Author: Hamza Walker
German-born, Chicago-based architect Helmut Jahn is a modernist of the Cartesian variety. His gleaming and translucent futuristic structures, often supported by a minimal, girded, metal frame, definitely qualify as reason's second residence. They fuel our romance with a cosmopolitan glass and steel empire in which the sky is the limit. The reflections in the exterior of his mirrored edifices or the view through one of his spectacular glass curtain-wall grids represents an ordered Cartesian existence superimposed on both the urban and natural worlds. For Jahn, however, the rate of technological advances in materials and their application is outpacing the imagination. He considers himself lucky to be practicing architecture at a moment when impatience qualifies as a virtue. Under these circumstances reality's relationship to the imagination is not that of a constraint but that of a catalyst. Whereas Jahn's sky-scrapers and his open, light-filled atriums, represent the imagination on a metaphorical level, it is in his drawings that an extremely restless and inquisitive imagination becomes visible. Given the sleek, high-tech look of his buildings, few would think of Jahn as an obsessive draftsman. Buildings such as the State of Illinois Center, the United Terminal at O'Hare and the Northwest Atrium Center look as if they somehow precipitated straight from the realm of digital design. But Jahn's personal office is without a computer, a conspicuous absence for someone highly suspect of nostalgia. For architects of Jahn's generation, however, mark-making is second nature and an activity he considers indispensable. Amongst the piles of work on his broad desk one can always find a fountain pen and a blank pad. But unlike others of his generation for whom drawing is an extension of theory, Jahn's drawing is fueled through building and his is a practical imagination, one that prey's on a particular project's constraints. His flights of fancy are rarely an end in themselves but are almost always related to solving the immediate and unrelenting problems posed by any one of his projects from around the globe.
The scope and trajectory of Jahn's career, from such early projects as McCormick Place (1971) to later projects such as Sony Center Berlin (1999) indicates that his interests have shifted from aesthetic to structural concerns. Maintaining an integrity to Mies van der Rohe's modernist credo that "form follows function" is the only way Jahn feels the field of architecture can truly advance. The exhibition consists of a few thousand of Jahn's drawings done throughout his career, from projects built and unbuilt, from initial sketches to detail drawings of technical specifications.

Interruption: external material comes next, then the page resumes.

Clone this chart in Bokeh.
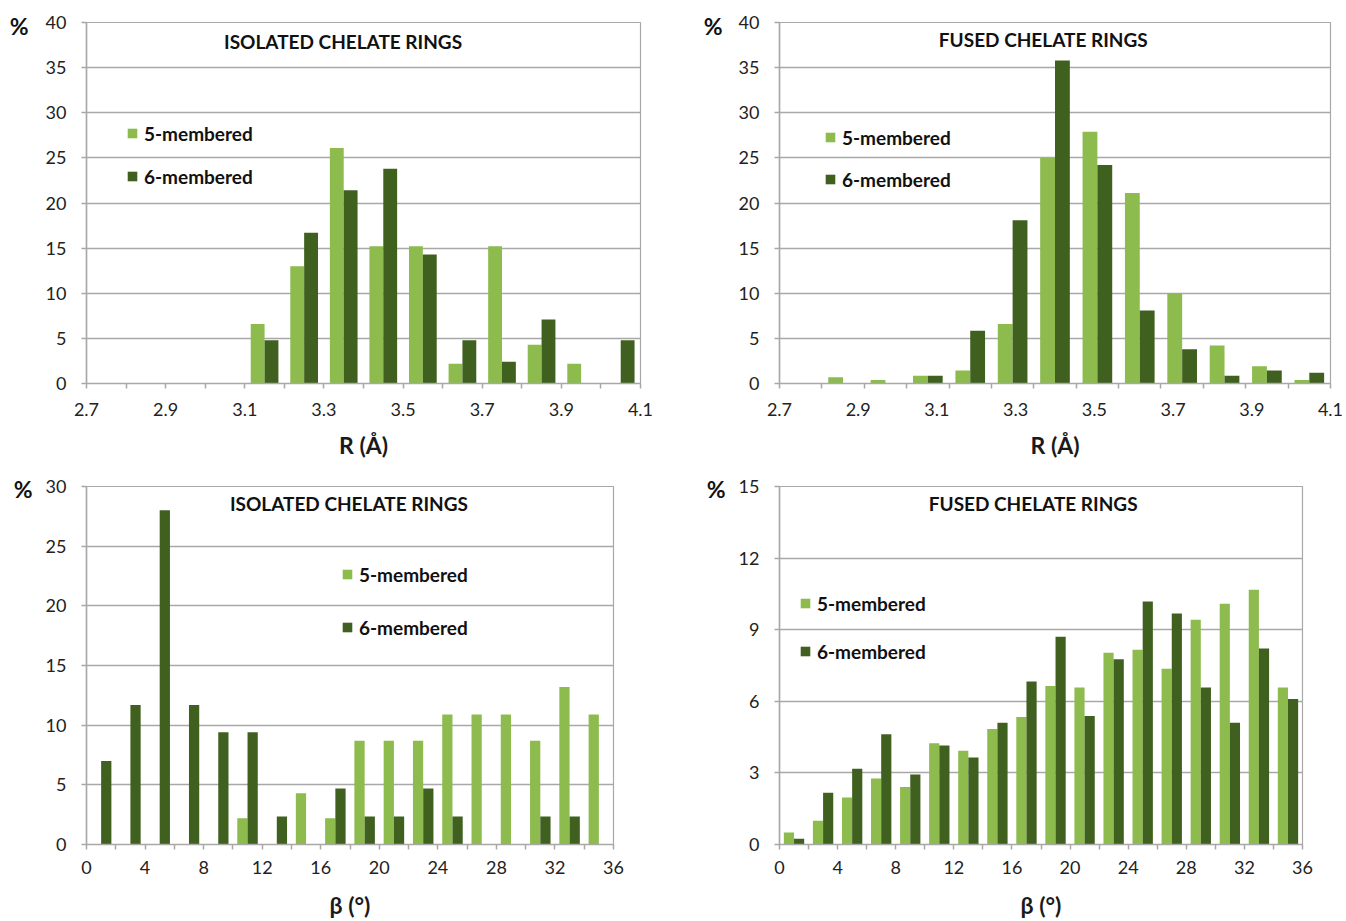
from bokeh.plotting import figure
from bokeh.layouts import column, row
from bokeh.models import (FixedTicker, Label, Legend, LegendItem, Range1d,
                          NumeralTickFormatter, LinearAxis)
from bokeh.embed import file_html
from bokeh.resources import INLINE

# ---------------- data ----------------
r_tick_labels = [2.7, 2.9, 3.1, 3.3, 3.5, 3.7, 3.9, 4.1]
beta_tick_labels = [0, 4, 8, 12, 16, 20, 24, 28, 32, 36]
y_ticks_r = [0, 5, 10, 15, 20, 25, 30, 35, 40]
y_ticks_iso_beta = [0, 5, 10, 15, 20, 25, 30]
y_ticks_fused_beta = [0, 3, 6, 9, 12, 15]

series_names = ["5-membered", "6-membered"]

# isolated chelate rings, R (14 bins of 0.1 A from 2.7 to 4.1)
iso_r_5 = [0, 0, 0, 0, 6.6, 13.0, 26.1, 15.2, 15.2, 2.2, 15.2, 4.3, 2.2, 0]
iso_r_6 = [0, 0, 0, 0, 4.8, 16.7, 21.4, 23.8, 14.3, 4.8, 2.4, 7.1, 0, 4.8]

# fused chelate rings, R (13 bins across the axis)
fused_r_5 = [0, 0.7, 0.4, 0.85, 1.45, 6.6, 25.0, 27.9, 21.1, 10.0, 4.2, 1.9, 0.4]
fused_r_6 = [0, 0, 0, 0.85, 5.85, 18.1, 35.8, 24.2, 8.1, 3.8, 0.85, 1.45, 1.2]

# isolated chelate rings, beta (18 bins of 2 deg)
iso_b_5 = [0, 0, 0, 0, 0, 2.2, 0, 4.3, 2.2, 8.7, 8.7, 8.7, 10.9, 10.9, 10.9, 8.7, 13.2, 10.9]
iso_b_6 = [7.0, 11.7, 28.0, 11.7, 9.4, 9.4, 2.35, 0, 4.7, 2.35, 2.35, 4.7, 2.35, 0, 0, 2.35, 2.35, 0]

# fused chelate rings, beta (18 bins of 2 deg)
fused_b_5 = [0.5, 1.0, 1.97, 2.77, 2.41, 4.24, 3.93, 4.84, 5.34, 6.64, 6.58, 8.03, 8.16, 7.36, 9.42, 10.09, 10.67, 6.58]
fused_b_6 = [0.24, 2.17, 3.17, 4.62, 2.93, 4.15, 3.65, 5.1, 6.83, 8.7, 5.38, 7.76, 10.18, 9.68, 6.58, 5.1, 8.21, 6.1]

LIGHT = "#8DBB4E"
DARK = "#406020"
GRID = "#A8A8A8"
FONT = "Lato"
TXT = "#222222"


def panel(title, xlabel, xticks, fmt, v5, v6, yticks, width, height,
          bl, br, bt, bb, title_x, title_dy, pct_dy, pct_standoff,
          leg_xy, leg_spacing, label_standoff_x, axis_title_standoff):
    x0, x1 = xticks[0], xticks[-1]
    n = len(v5)
    bw = (x1 - x0) / n
    centers = [x0 + (i + 0.5) * bw for i in range(n)]
    frame_h = height - bt - bb
    p = figure(width=width, height=height, title=None,
               x_range=Range1d(x0, x1), y_range=Range1d(yticks[0], yticks[-1]),
               output_backend="svg", toolbar_location=None,
               min_border_left=bl, min_border_right=br,
               min_border_top=bt, min_border_bottom=bb)
    p.background_fill_color = "white"
    p.border_fill_color = "white"
    p.outline_line_color = GRID
    p.outline_line_width = 1.2

    r5 = p.vbar(x=[c - 0.175 * bw for c in centers], top=v5, width=0.35 * bw,
                fill_color=LIGHT, line_color=None)
    r6 = p.vbar(x=[c + 0.175 * bw for c in centers], top=v6, width=0.35 * bw,
                fill_color=DARK, line_color=None)

    p.xgrid.grid_line_color = None
    p.ygrid.grid_line_color = GRID
    p.ygrid.grid_line_width = 1.5
    p.ygrid.ticker = FixedTicker(ticks=yticks)

    xa = p.xaxis[0]
    xa.ticker = FixedTicker(ticks=xticks, minor_ticks=[x0 + i * bw for i in range(n + 1)])
    xa.formatter = NumeralTickFormatter(format=fmt)
    xa.axis_line_color = GRID
    xa.axis_line_width = 1.5
    xa.major_tick_out = 0
    xa.major_tick_in = 0
    xa.minor_tick_out = 5
    xa.minor_tick_in = 0
    xa.minor_tick_line_color = GRID
    xa.minor_tick_line_width = 1.5
    xa.major_label_text_font = FONT
    xa.major_label_text_font_size = "18px"
    xa.major_label_text_color = TXT
    xa.major_label_standoff = label_standoff_x
    xa.axis_label = xlabel
    xa.axis_label_text_font = FONT
    xa.axis_label_text_font_size = "23px"
    xa.axis_label_text_font_style = "bold"
    xa.axis_label_text_color = "#1a1a1a"
    xa.axis_label_standoff = axis_title_standoff

    ya = p.yaxis[0]
    ya.ticker = FixedTicker(ticks=yticks)
    ya.axis_line_color = GRID
    ya.axis_line_width = 1.5
    ya.major_tick_out = 5
    ya.major_tick_in = 0
    ya.major_tick_line_color = GRID
    ya.major_tick_line_width = 1.5
    ya.minor_tick_line_color = None
    ya.major_label_text_font = FONT
    ya.major_label_text_font_size = "18px"
    ya.major_label_text_color = TXT
    ya.major_label_standoff = 15

    # "%" unit shown as a second, bare axis on the left
    p.extra_y_ranges = {"pct": Range1d(0, frame_h)}
    pa = LinearAxis(y_range_name="pct", ticker=FixedTicker(ticks=[frame_h - pct_dy]),
                    major_label_overrides={frame_h - pct_dy: "%"})
    pa.axis_line_color = None
    pa.major_tick_line_color = None
    pa.minor_tick_line_color = None
    pa.major_tick_out = 0
    pa.major_label_text_font = FONT
    pa.major_label_text_font_size = "23px"
    pa.major_label_text_font_style = "bold"
    pa.major_label_text_color = "#111111"
    pa.major_label_standoff = pct_standoff
    p.add_layout(pa, "left")

    p.add_layout(Label(x=title_x, y=yticks[-1], y_offset=-title_dy, text=title,
                       text_align="center", text_baseline="middle",
                       text_font=FONT, text_font_size="19px", text_font_style="bold",
                       text_color="#111111"))

    legend = Legend(items=[LegendItem(label=series_names[0], renderers=[r5]),
                           LegendItem(label=series_names[1], renderers=[r6])],
                    location=leg_xy, spacing=leg_spacing, padding=0, margin=0,
                    glyph_width=12, glyph_height=12, label_height=24, label_standoff=6,
                    label_text_font=FONT, label_text_font_size="19px",
                    label_text_font_style="bold", label_text_color="#111111",
                    border_line_color=None, background_fill_alpha=0)
    p.add_layout(legend)
    return p


p1 = panel("ISOLATED  CHELATE  RINGS", "R (Å)", r_tick_labels, "0.0", iso_r_5, iso_r_6, y_ticks_r,
           680, 466, 86, 40, 22, 83, 3.36, 19, 3, 14, (40, 195), 19, 14, 12)
p2 = panel("FUSED CHELATE  RINGS", "R (Å)", r_tick_labels, "0.0", fused_r_5, fused_r_6, y_ticks_r,
           666, 466, 99, 16, 22, 83, 3.376, 17, 3, 13, (45, 192), 18, 14, 12)
p3 = panel("ISOLATED  CHELATE  RINGS", "β (°)", beta_tick_labels, "0", iso_b_5, iso_b_6, y_ticks_iso_beta,
           680, 455, 86, 67, 20, 74, 18.24, 17, 3, 10, (255, 205), 29, 11, 14)
p4 = panel("FUSED CHELATE  RINGS", "β (°)", beta_tick_labels, "0", fused_b_5, fused_b_6, y_ticks_fused_beta,
           666, 455, 99, 44, 20, 74, 17.62, 17, 3, 10, (20, 181), 24, 11, 14)

layout = column(row(p1, p2, spacing=0), row(p3, p4, spacing=0), spacing=0)
open("out.html", "w").write(file_html(layout, INLINE))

These will be displayed in a highly innovative labyrinthine layout designed by this internationally acclaimed architect whose buildings have a particular place in the hearts of Chicagoans and have inspired awe throughout the world. Needless to say, Descartes would marvel at the fantastic age of secular cathedrals wrought by architects such as Jahn. But more impressive would be the fact that they were the product of an imagination at the service of pen and paper and an impatient mind.